> **EXERCISE**
Transcribe all of the material exactly. Any picture in it should be left out.
⟨
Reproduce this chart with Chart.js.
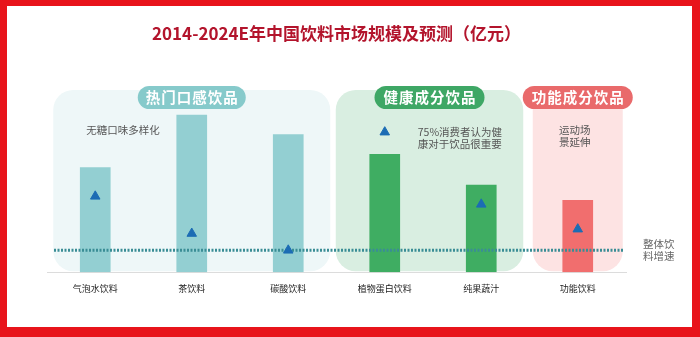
<!DOCTYPE html>
<html lang="zh">
<head>
<meta charset="utf-8">
<title>2014-2024E年中国饮料市场规模及预测</title>
<script src="https://cdn.jsdelivr.net/npm/chart.js@4.4.1/dist/chart.umd.min.js"></script>
<style>
  html, body { margin: 0; padding: 0; background: #fff; }
  canvas { display: block; }
</style>
</head>
<body>
<canvas id="grafico" width="700" height="337"></canvas>
<script>
// categorias e valores
const categorias = ["气泡水饮料", "茶饮料", "碳酸饮料", "植物蛋白饮料", "纯果蔬汁", "功能饮料"];
const grupoDaCategoria = [0, 0, 0, 1, 1, 2];
const tamanhoMercado = [48, 72, 63, 54, 40, 33];
const crescimento = [10.4, 5.3, 3.0, 19.2, 9.3, 5.9];
const crescimentoGeral = 3.0;

const grupos = ["热门口感饮品", "健康成分饮品", "功能成分饮品"];
const notas = [["无糖口味多样化"], ["75%消费者认为健", "康对于饮品很重要"], ["运动场", "景延伸"]];
const notaGeral = ["整体饮", "料增速"];

const FONTE = '"Noto Sans CJK SC", "Noto Sans", sans-serif';
const corBarra = ["#93cfd2", "#3fad62", "#f16e6e"];
const corFundo = ["#eef7f8", "#d9eee1", "#fde3e3"];
const corSelo = ["#86cacb", "#3ea765", "#e96a6b"];

function retanguloRedondo(ctx, x, y, w, h, r) {
  ctx.beginPath();
  ctx.moveTo(x + r, y);
  ctx.arcTo(x + w, y, x + w, y + h, r);
  ctx.arcTo(x + w, y + h, x, y + h, r);
  ctx.arcTo(x, y + h, x, y, r);
  ctx.arcTo(x, y, x + w, y, r);
  ctx.closePath();
}

// paineis dos grupos, selos, notas, linha de crescimento geral e moldura
const decoracao = {
  id: "decoracao",
  beforeDatasetsDraw(chart) {
    const { ctx, chartArea, scales } = chart;
    const x = i => scales.x.getPixelForValue(i);
    const paineis = [
      [x(0) - 42, x(2) + 42],
      [x(3) - 49, x(4) + 42],
      [x(5) - 45, x(5) + 45]
    ];
    ctx.save();
    paineis.forEach((p, g) => {
      ctx.fillStyle = corFundo[g];
      retanguloRedondo(ctx, p[0], 90, p[1] - p[0], chartArea.bottom - 91, 20);
      ctx.fill();
    });
    paineis.forEach((p, g) => {
      const cx = (p[0] + p[1]) / 2;
      const w = g === 0 ? 108 : 110;
      ctx.fillStyle = corSelo[g];
      retanguloRedondo(ctx, cx - w / 2, 86, w, 23, 11.5);
      ctx.fill();
      ctx.fillStyle = "#fff";
      ctx.font = "bold 14.5px " + FONTE;
      ctx.letterSpacing = "1px";
      ctx.textAlign = "center";
      ctx.textBaseline = "middle";
      ctx.fillText(grupos[g], cx + 0.5, 97.5);
    });
    ctx.letterSpacing = "0px";
    ctx.fillStyle = "#555";
    ctx.font = "10.5px " + FONTE;
    ctx.textBaseline = "middle";
    ctx.textAlign = "left";
    ctx.fillText(notas[0][0], x(0) - 9, 130);
    notas[1].forEach((t, i) => ctx.fillText(t, x(3) + 33, 132 + i * 12));
    ctx.textAlign = "center";
    notas[2].forEach((t, i) => ctx.fillText(t, x(5) - 3, 130 + i * 12));
    ctx.restore();
  },
  afterDatasetDraw(chart, args) {
    if (args.index !== 0) return;
    const { ctx, chartArea, scales } = chart;
    const y = scales.y1.getPixelForValue(crescimentoGeral);
    ctx.save();
    ctx.strokeStyle = "#3a8d95";
    ctx.lineWidth = 3;
    ctx.setLineDash([2, 1.5]);
    ctx.beginPath();
    ctx.moveTo(chartArea.left + 7, y);
    ctx.lineTo(chartArea.right - 3, y);
    ctx.stroke();
    ctx.setLineDash([]);
    ctx.fillStyle = "#666";
    ctx.font = "10.5px " + FONTE;
    ctx.textAlign = "left";
    ctx.textBaseline = "middle";
    notaGeral.forEach((t, i) => ctx.fillText(t, chartArea.right + 17, y - 6 + i * 12));
    ctx.restore();
  },
  afterDraw(chart) {
    const { ctx, width, height } = chart;
    ctx.save();
    ctx.fillStyle = "#e8141b";
    ctx.fillRect(0, 0, width, 6);
    ctx.fillRect(0, 0, 7, height);
    ctx.fillRect(width - 8, 0, 8, height);
    ctx.fillRect(0, height - 10, width, 10);
    ctx.restore();
  }
};

new Chart(document.getElementById("grafico"), {
  data: {
    labels: categorias,
    datasets: [
      {
        type: "bar",
        label: "市场规模",
        data: tamanhoMercado,
        backgroundColor: grupoDaCategoria.map(g => corBarra[g]),
        categoryPercentage: 1,
        barPercentage: 0.318,
        yAxisID: "y",
        order: 1
      },
      {
        type: "line",
        label: "增速",
        data: crescimento,
        showLine: false,
        pointStyle: "triangle",
        pointRadius: 5.5,
        pointBackgroundColor: "#1c6cb4",
        pointBorderColor: "#1c6cb4",
        pointBorderWidth: 1,
        yAxisID: "y1",
        order: 0
      }
    ]
  },
  options: {
    responsive: false,
    animation: false,
    devicePixelRatio: 1,
    layout: { padding: { left: 47, right: 74, top: 0, bottom: 32 } },
    plugins: {
      legend: { display: false },
      tooltip: { enabled: false },
      title: {
        display: true,
        text: "2014-2024E年中国饮料市场规模及预测（亿元）",
        color: "#b3142c",
        font: { family: FONTE, size: 17, weight: "bold" },
        padding: { top: 23, bottom: 10 }
      }
    },
    scales: {
      x: {
        grid: { display: false, drawTicks: false },
        border: { display: true, color: "#dcdcdc", width: 1 },
        ticks: {
          color: "#222",
          font: { family: FONTE, size: 9 },
          padding: 11,
          maxRotation: 0,
          autoSkip: false
        }
      },
      y: { display: false, min: 0, max: 100 },
      y1: { display: false, min: 0, max: 30 }
    }
  },
  plugins: [decoracao]
});
</script>
</body>
</html>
⟩
> **THE SOLUTION**
Reproduce this chart with Chart.js.
<!DOCTYPE html>
<html lang="zh">
<head>
<meta charset="utf-8">
<title>2014-2024E年中国饮料市场规模及预测</title>
<script src="https://cdn.jsdelivr.net/npm/chart.js@4.4.1/dist/chart.umd.min.js"></script>
<style>
  html, body { margin: 0; padding: 0; background: #fff; }
  canvas { display: block; }
</style>
</head>
<body>
<canvas id="grafico" width="700" height="337"></canvas>
<script>
// categorias e valores
const categorias = ["气泡水饮料", "茶饮料", "碳酸饮料", "植物蛋白饮料", "纯果蔬汁", "功能饮料"];
const grupoDaCategoria = [0, 0, 0, 1, 1, 2];
const tamanhoMercado = [48, 72, 63, 54, 40, 33];
const crescimento = [10.4, 5.3, 3.0, 19.2, 9.3, 5.9];
const crescimentoGeral = 3.0;

const grupos = ["热门口感饮品", "健康成分饮品", "功能成分饮品"];
const notas = [["无糖口味多样化"], ["75%消费者认为健", "康对于饮品很重要"], ["运动场", "景延伸"]];
const notaGeral = ["整体饮", "料增速"];

const FONTE = '"Noto Sans CJK SC", "Noto Sans", sans-serif';
const corBarra = ["#93cfd2", "#3fad62", "#f16e6e"];
const corFundo = ["#eef7f8", "#d9eee1", "#fde3e3"];
const corSelo = ["#86cacb", "#3ea765", "#e96a6b"];

function retanguloRedondo(ctx, x, y, w, h, r) {
  ctx.beginPath();
  ctx.moveTo(x + r, y);
  ctx.arcTo(x + w, y, x + w, y + h, r);
  ctx.arcTo(x + w, y + h, x, y + h, r);
  ctx.arcTo(x, y + h, x, y, r);
  ctx.arcTo(x, y, x + w, y, r);
  ctx.closePath();
}

// paineis dos grupos, selos, notas, linha de crescimento geral e moldura
const decoracao = {
  id: "decoracao",
  beforeDatasetsDraw(chart) {
    const { ctx, chartArea, scales } = chart;
    const x = i => scales.x.getPixelForValue(i);
    const paineis = [
      [x(0) - 42, x(2) + 42],
      [x(3) - 49, x(4) + 42],
      [x(5) - 45, x(5) + 45]
    ];
    ctx.save();
    paineis.forEach((p, g) => {
      ctx.fillStyle = corFundo[g];
      retanguloRedondo(ctx, p[0], 90, p[1] - p[0], chartArea.bottom - 91, 20);
      ctx.fill();
    });
    paineis.forEach((p, g) => {
      const cx = (p[0] + p[1]) / 2;
      const w = g === 0 ? 108 : 110;
      ctx.fillStyle = corSelo[g];
      retanguloRedondo(ctx, cx - w / 2, 86, w, 23, 11.5);
      ctx.fill();
      ctx.fillStyle = "#fff";
      ctx.font = "bold 14.5px " + FONTE;
      ctx.letterSpacing = "1px";
      ctx.textAlign = "center";
      ctx.textBaseline = "middle";
      ctx.fillText(grupos[g], cx + 0.5, 97.5);
    });
    ctx.letterSpacing = "0px";
    ctx.fillStyle = "#555";
    ctx.font = "10.5px " + FONTE;
    ctx.textBaseline = "middle";
    ctx.textAlign = "left";
    ctx.fillText(notas[0][0], x(0) - 9, 130);
    notas[1].forEach((t, i) => ctx.fillText(t, x(3) + 33, 132 + i * 12));
    ctx.textAlign = "center";
    notas[2].forEach((t, i) => ctx.fillText(t, x(5) - 3, 130 + i * 12));
    ctx.restore();
  },
  afterDatasetDraw(chart, args) {
    if (args.index !== 0) return;
    const { ctx, chartArea, scales } = chart;
    const y = scales.y1.getPixelForValue(crescimentoGeral);
    ctx.save();
    ctx.strokeStyle = "#3a8d95";
    ctx.lineWidth = 3;
    ctx.setLineDash([2, 1.5]);
    ctx.beginPath();
    ctx.moveTo(chartArea.left + 7, y);
    ctx.lineTo(chartArea.right - 3, y);
    ctx.stroke();
    ctx.setLineDash([]);
    ctx.fillStyle = "#666";
    ctx.font = "10.5px " + FONTE;
    ctx.textAlign = "left";
    ctx.textBaseline = "middle";
    notaGeral.forEach((t, i) => ctx.fillText(t, chartArea.right + 17, y - 6 + i * 12));
    ctx.restore();
  },
  afterDraw(chart) {
    const { ctx, width, height } = chart;
    ctx.save();
    ctx.fillStyle = "#e8141b";
    ctx.fillRect(0, 0, width, 6);
    ctx.fillRect(0, 0, 7, height);
    ctx.fillRect(width - 8, 0, 8, height);
    ctx.fillRect(0, height - 10, width, 10);
    ctx.restore();
  }
};

new Chart(document.getElementById("grafico"), {
  data: {
    labels: categorias,
    datasets: [
      {
        type: "bar",
        label: "市场规模",
        data: tamanhoMercado,
        backgroundColor: grupoDaCategoria.map(g => corBarra[g]),
        categoryPercentage: 1,
        barPercentage: 0.318,
        yAxisID: "y",
        order: 1
      },
      {
        type: "line",
        label: "增速",
        data: crescimento,
        showLine: false,
        pointStyle: "triangle",
        pointRadius: 5.5,
        pointBackgroundColor: "#1c6cb4",
        pointBorderColor: "#1c6cb4",
        pointBorderWidth: 1,
        yAxisID: "y1",
        order: 0
      }
    ]
  },
  options: {
    responsive: false,
    animation: false,
    devicePixelRatio: 1,
    layout: { padding: { left: 47, right: 74, top: 0, bottom: 32 } },
    plugins: {
      legend: { display: false },
      tooltip: { enabled: false },
      title: {
        display: true,
        text: "2014-2024E年中国饮料市场规模及预测（亿元）",
        color: "#b3142c",
        font: { family: FONTE, size: 17, weight: "bold" },
        padding: { top: 23, bottom: 10 }
      }
    },
    scales: {
      x: {
        grid: { display: false, drawTicks: false },
        border: { display: true, color: "#dcdcdc", width: 1 },
        ticks: {
          color: "#222",
          font: { family: FONTE, size: 9 },
          padding: 11,
          maxRotation: 0,
          autoSkip: false
        }
      },
      y: { display: false, min: 0, max: 100 },
      y1: { display: false, min: 0, max: 30 }
    }
  },
  plugins: [decoracao]
});
</script>
</body>
</html>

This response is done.